MLT Aikins expands Western Canada litigation team with key addition

Michael O'Brien joins as partner, strengthening the firm's litigation capacity amid rising complexity in energy, construction, and commercial disputes

MLT Aikins expands Western Canada litigation team with key addition
By Manal Ali
Aug 26, 2025 / Share

This article was produced in partnership with MLT Aikins

MLT Aikins’s litigation group has been on a steep growth trajectory across Western Canada. Now, with the addition of Michael O’Brien as partner in Calgary, the firm is doubling down on its strategy to expand in the region’s most complex and dynamic industries.

For Jonathan Bourchier, who helped lead the Calgary office’s threefold growth since joining the firm a decade ago, the hire represents both scale and continuity. “Over the past 10 years, we’ve seen a significant rise in complex commercial disputes in energy, construction, agriculture, and Indigenous practice areas,” he says. “Michael adds additional bench strength to an already robust team, positioning us to expand our market presence across Alberta, B.C., and beyond.”

A strong fit for a growing firm

O’Brien, a seasoned litigator with more than 20 years of experience in Alberta and Western Canada, says the decision to join MLT Aikins was driven by both reputation and opportunity.

“MLT Aikins has a long, credible history in Western Canada, and you see sustained growth year after year,” O’Brien says. “That’s a good news story, and it’s exciting to be part of a collaborative culture with a commitment to excellence. For me, it felt like the right move at the right time.”

The Calgary office, once a 20-lawyer outpost, has expanded into a key hub within MLT Aikins’s approximate 150-lawyer litigation team, the only firm with a footprint across all four western provinces. The addition of O’Brien strengthens that presence at a moment when clients face heightened regulatory scrutiny, changing ESG expectations, and transformative shifts in the energy sector.

Meeting clients at a time of change

For clients, that presence has never mattered more. O’Brien points to the shifting dynamics in energy and infrastructure as examples of why Western Canadian businesses need counsel who can blend technical skill with industry insight.

“Clients are grappling with net-zero targets, evolving liability management, and new clean electricity regulations,” he explains. “These are transformative changes, and they carry not only legal implications but also reputational and operational consequences. What clients want from counsel is proactive advice that balances all those considerations.”

His approach to advocacy has been shaped by that philosophy. To be an effective advocate, you’re not just focusing on the legal argument that wins your case, O’Brien stresses. What matters, he underscores, is understanding the client’s business and creating practical solutions to their problems.

Bourchier frames it similarly, noting that, “Michael brings exactly that skill set, with deep knowledge of the region and strong relationships across key industries.”

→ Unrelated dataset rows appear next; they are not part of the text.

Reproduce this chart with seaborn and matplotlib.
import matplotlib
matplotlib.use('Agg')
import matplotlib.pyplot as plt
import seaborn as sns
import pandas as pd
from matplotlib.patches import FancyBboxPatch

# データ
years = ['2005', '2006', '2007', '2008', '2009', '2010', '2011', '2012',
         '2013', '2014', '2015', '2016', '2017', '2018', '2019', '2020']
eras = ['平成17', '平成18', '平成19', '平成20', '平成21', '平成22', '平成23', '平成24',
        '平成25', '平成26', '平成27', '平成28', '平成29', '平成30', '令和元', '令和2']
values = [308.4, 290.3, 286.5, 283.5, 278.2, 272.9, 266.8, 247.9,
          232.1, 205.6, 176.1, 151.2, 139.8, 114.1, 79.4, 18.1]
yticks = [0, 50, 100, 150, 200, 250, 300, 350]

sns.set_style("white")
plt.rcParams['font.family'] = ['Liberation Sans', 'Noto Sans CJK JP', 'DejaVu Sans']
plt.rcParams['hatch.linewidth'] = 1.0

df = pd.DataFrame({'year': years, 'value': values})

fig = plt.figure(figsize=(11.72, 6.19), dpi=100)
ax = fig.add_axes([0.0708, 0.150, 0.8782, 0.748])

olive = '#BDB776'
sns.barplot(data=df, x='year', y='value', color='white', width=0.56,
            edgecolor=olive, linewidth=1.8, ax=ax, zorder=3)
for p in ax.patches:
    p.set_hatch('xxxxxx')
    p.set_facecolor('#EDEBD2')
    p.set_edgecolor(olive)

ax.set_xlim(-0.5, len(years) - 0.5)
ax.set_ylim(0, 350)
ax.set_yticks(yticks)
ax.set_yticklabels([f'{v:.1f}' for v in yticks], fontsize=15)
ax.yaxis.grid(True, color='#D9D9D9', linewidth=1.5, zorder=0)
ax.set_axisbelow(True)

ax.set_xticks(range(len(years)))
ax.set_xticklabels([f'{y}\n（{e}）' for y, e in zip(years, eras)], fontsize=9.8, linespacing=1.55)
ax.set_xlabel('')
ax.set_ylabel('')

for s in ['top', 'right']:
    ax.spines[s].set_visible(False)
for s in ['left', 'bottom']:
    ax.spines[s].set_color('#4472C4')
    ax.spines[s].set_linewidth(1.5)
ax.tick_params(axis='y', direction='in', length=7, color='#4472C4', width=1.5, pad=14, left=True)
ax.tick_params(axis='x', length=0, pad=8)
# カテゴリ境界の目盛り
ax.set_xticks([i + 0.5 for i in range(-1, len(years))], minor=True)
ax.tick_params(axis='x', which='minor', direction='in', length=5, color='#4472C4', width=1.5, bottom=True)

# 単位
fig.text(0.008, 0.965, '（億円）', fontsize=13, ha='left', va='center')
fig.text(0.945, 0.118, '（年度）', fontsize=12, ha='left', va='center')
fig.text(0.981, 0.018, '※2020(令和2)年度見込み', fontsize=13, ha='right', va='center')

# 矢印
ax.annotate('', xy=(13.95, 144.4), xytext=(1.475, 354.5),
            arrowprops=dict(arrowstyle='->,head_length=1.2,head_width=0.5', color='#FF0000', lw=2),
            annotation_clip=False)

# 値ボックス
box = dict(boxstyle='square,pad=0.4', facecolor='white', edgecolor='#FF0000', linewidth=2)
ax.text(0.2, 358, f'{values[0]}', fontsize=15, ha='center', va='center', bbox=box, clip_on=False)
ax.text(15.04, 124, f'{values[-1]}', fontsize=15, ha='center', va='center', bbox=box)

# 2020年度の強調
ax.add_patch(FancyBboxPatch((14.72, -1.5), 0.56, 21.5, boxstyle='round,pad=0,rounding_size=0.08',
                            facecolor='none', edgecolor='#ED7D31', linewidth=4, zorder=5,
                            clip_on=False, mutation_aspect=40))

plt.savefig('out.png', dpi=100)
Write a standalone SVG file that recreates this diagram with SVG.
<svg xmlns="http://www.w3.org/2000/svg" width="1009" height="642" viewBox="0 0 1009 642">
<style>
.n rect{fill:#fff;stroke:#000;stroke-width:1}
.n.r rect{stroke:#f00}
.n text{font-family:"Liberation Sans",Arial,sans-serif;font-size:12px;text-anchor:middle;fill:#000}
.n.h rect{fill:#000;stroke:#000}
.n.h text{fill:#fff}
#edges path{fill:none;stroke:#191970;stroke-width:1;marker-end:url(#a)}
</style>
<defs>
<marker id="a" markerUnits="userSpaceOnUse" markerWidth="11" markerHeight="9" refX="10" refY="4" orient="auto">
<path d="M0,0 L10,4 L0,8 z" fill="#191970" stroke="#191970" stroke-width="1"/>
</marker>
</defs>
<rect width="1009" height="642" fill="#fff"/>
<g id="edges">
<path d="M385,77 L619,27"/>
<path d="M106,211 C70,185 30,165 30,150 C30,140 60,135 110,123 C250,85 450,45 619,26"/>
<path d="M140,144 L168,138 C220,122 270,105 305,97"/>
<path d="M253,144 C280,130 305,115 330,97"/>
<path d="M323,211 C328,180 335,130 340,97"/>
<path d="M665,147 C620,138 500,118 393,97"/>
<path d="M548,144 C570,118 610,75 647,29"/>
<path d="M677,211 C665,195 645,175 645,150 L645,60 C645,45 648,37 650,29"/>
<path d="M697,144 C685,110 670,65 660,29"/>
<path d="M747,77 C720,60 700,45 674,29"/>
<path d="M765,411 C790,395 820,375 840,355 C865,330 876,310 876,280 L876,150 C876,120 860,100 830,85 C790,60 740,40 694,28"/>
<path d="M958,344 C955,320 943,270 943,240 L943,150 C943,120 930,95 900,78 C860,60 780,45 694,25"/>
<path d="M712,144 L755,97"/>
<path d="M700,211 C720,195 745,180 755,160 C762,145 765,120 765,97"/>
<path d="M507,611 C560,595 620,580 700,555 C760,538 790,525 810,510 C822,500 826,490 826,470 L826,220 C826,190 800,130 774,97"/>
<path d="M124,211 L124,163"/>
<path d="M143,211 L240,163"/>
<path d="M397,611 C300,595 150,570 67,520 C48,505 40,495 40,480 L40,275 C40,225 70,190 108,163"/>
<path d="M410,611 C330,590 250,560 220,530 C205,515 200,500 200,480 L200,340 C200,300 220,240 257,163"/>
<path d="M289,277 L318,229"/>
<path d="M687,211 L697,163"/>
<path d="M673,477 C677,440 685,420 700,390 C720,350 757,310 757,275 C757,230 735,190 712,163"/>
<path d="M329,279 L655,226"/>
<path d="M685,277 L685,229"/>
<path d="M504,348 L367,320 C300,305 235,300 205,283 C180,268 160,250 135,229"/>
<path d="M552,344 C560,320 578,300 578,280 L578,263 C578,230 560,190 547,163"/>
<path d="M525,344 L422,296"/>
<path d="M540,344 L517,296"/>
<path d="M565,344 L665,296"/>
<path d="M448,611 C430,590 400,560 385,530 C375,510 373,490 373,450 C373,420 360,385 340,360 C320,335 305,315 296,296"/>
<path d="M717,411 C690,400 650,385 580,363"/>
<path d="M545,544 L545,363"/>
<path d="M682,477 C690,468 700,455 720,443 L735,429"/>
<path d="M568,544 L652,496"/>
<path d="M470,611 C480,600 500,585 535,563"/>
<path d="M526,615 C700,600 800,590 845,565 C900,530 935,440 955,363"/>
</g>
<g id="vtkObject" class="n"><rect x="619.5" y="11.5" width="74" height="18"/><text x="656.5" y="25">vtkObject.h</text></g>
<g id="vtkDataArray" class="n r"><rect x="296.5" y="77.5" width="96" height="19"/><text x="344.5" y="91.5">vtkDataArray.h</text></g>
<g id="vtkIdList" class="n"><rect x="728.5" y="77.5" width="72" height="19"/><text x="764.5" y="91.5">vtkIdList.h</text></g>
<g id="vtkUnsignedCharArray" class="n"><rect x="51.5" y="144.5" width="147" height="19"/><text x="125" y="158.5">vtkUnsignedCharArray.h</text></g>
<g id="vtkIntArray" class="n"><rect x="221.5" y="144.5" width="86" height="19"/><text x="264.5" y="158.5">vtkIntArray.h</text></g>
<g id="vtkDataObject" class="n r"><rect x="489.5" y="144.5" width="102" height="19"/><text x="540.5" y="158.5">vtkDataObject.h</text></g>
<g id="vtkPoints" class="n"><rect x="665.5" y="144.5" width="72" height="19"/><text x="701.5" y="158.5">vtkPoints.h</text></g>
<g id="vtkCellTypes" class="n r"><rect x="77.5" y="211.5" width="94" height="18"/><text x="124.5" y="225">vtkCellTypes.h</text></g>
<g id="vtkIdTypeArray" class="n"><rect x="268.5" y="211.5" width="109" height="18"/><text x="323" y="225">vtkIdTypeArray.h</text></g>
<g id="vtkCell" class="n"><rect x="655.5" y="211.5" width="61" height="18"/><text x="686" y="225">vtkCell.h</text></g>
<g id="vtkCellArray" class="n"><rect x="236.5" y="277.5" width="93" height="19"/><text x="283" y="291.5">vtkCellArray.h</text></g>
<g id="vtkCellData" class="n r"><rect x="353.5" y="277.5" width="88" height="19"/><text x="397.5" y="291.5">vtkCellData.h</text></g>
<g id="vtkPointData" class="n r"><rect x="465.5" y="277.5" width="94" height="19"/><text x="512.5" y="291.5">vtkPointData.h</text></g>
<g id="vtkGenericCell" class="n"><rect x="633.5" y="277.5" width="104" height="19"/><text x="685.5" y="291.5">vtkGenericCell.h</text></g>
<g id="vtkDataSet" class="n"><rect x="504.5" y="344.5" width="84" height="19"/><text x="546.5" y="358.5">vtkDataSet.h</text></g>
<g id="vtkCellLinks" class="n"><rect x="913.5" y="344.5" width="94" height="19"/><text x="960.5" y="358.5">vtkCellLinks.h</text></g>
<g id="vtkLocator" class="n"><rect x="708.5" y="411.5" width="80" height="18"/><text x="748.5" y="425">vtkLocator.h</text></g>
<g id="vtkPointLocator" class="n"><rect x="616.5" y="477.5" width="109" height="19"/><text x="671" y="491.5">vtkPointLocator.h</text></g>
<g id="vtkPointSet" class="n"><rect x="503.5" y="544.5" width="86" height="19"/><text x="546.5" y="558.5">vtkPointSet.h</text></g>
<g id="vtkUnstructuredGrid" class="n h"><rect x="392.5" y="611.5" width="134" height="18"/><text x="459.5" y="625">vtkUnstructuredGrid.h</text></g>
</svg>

Both partners emphasize that effective litigation today goes far beyond courtroom arguments. O’Brien says experience has taught him to see disputes through the client’s lens.

“A big part of the job is translating complex issues into clear, persuasive terms, often for judges without direct industry experience,” he says.

Anticipating complexity and delivering clarity is what clients value, Bourchier finds.

Growth through people

If scale is part of the MLT Aikins growth story, culture is the other. Bourchier, who joined the firm from a national competitor in 2015, says the appeal then was the chance to help build something new in Calgary. A decade later, he argues, the culture has stayed consistent even as headcount has tripled, including through the merger that formed MLT Aikins LLP from Macpherson, Leslie and Tyerman LLP and Aikins MacAulay & Thorvaldson.

“What keeps me here isn’t just opportunity, it’s the people,” he says. “That culture of collaboration and entrepreneurship has remained intact through all the growth. It’s what makes us different.”

O’Brien echoes the sentiment, noting that in his first week the firm “already felt like home.” He contrasts the approach with the siloed model of some large firms. “At MLT Aikins, the focus is on building teams. That’s the kind of environment I want to be part of.”

Growth, both partners stress, is also about talent development. Clients increasingly expect to see associates and students engaged in files, not just senior partners.

“Mentorship has always been a core part of my practice,” O’Brien says. “It’s important for young lawyers, but it also matters to clients. They want to know the next generation is being trained, that their legal teams are learning and contributing.”

A growth story still accelerating

O’Brien’s addition is MLT Aikins’s latest move in expanding its litigation capabilities across Western Canada, developing the scale to serve both regional and national clients. It’s a vision that the firm is relentless in pursuing.

“Our model gives clients the best of both worlds,” Bourchier says. “Deep local knowledge and the resources to handle cross-jurisdictional matters. Michael’s addition is a strong fit with our core industries and further accelerates our trajectory.”

For O’Brien, that trajectory rests on two enduring strengths: client service and strategic growth. “Those are the key things,” he says. “A lot of firms pay lip service to being entrepreneurial but put up obstacles to achieving it. Here, it’s not just talk — the firm clears space for it. MLT Aikins has a laser focus on fostering that perspective, and that’s good for both the practice and the business of law.”